The authors use monthly return data from June 1963 through December 2005 for companies trading on the NYSE, Amex, and (after 1973) NASDAQ. Size groups are formed each year at the end of June by using as breakpoints the 20th and 50th percentiles for the market capitalization variable for stocks trading on the NYSE. The NYSE breakpoints are used to form the three size groups. The average monthly sample size is 3,060 companies. Although the companies in the microcap group are about 60 percent of all stocks in the sample, their market capitalization is only 3 percent of the total market capitalization of the sample. The companies in the big-stock group constitute more than 90 percent of the total market capitalization of the sample. Therefore, the big-stock group dominates the returns of value-weighted indices, and the microcap group dominates the returns of equally weighted indices. The microcaps also are found to have the largest standard deviation of returns (and for each of the anomaly variables), thereby indicating that microcaps influence tests of market efficiency.

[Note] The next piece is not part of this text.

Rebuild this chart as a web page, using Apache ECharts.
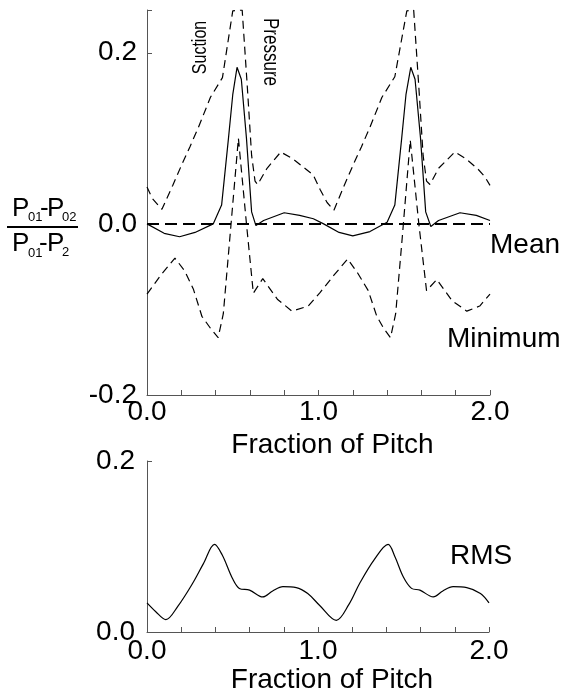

The authors use two approaches to investigate stock return anomalies. In the sorts approach, the average returns are measured net of size and market-to-book effects and are examined within quintiles of the anomaly variable. In accordance with the anomaly literature, the return of hedge portfolios, which is the long versus the short position of extreme quintiles, is also analyzed. In the second approach, the slopes of the cross-sectional regressions provide information related to the marginal effect of each anomaly variable.

Regression analysis and the univariate sorts methodology show the returns for the anomaly variables for net stock issues, accruals, and momentum to be pervasive in the three size groups. That is, returns of the hedge portfolios formed from the sorts are found to be large and significant (for both the equal-weighted and the value-weighted portfolios) for the variables that proxy net stock issues, accruals, and momentum.

Using regression analysis, the authors find a positive relationship between momentum and returns for all size groups. The momentum anomaly, however, is found to be half as strong for the microcap group. A negative relationship is found for both the net stock issues and the accruals for all size groups, and the relationship is weakest for the accrual variable in the big-stock group.

The negative relationship between asset growth and returns is stronger for the microcap group than the small-stock group but is not significant for the big-stock group. The positive relationship between profitability and returns is found only for the small-stock group. The slope in the regression analysis for the book-to-market ratio is significant for the small-stock and the microcap groups. Because regression slope coefficients are significant for the model with all companies, the authors suggest that asset growth, profitability, and the book-to-market ratio still provide some unique information in all size groups.

The authors argue that all their anomaly variables proxy to some degree for expected cash flows in the traditional valuation model. Consequently, they conjecture, evidence of return anomalies does not distinguish between how much of the return variation is the result of the pricing of risk and how much is the result of market inefficiency.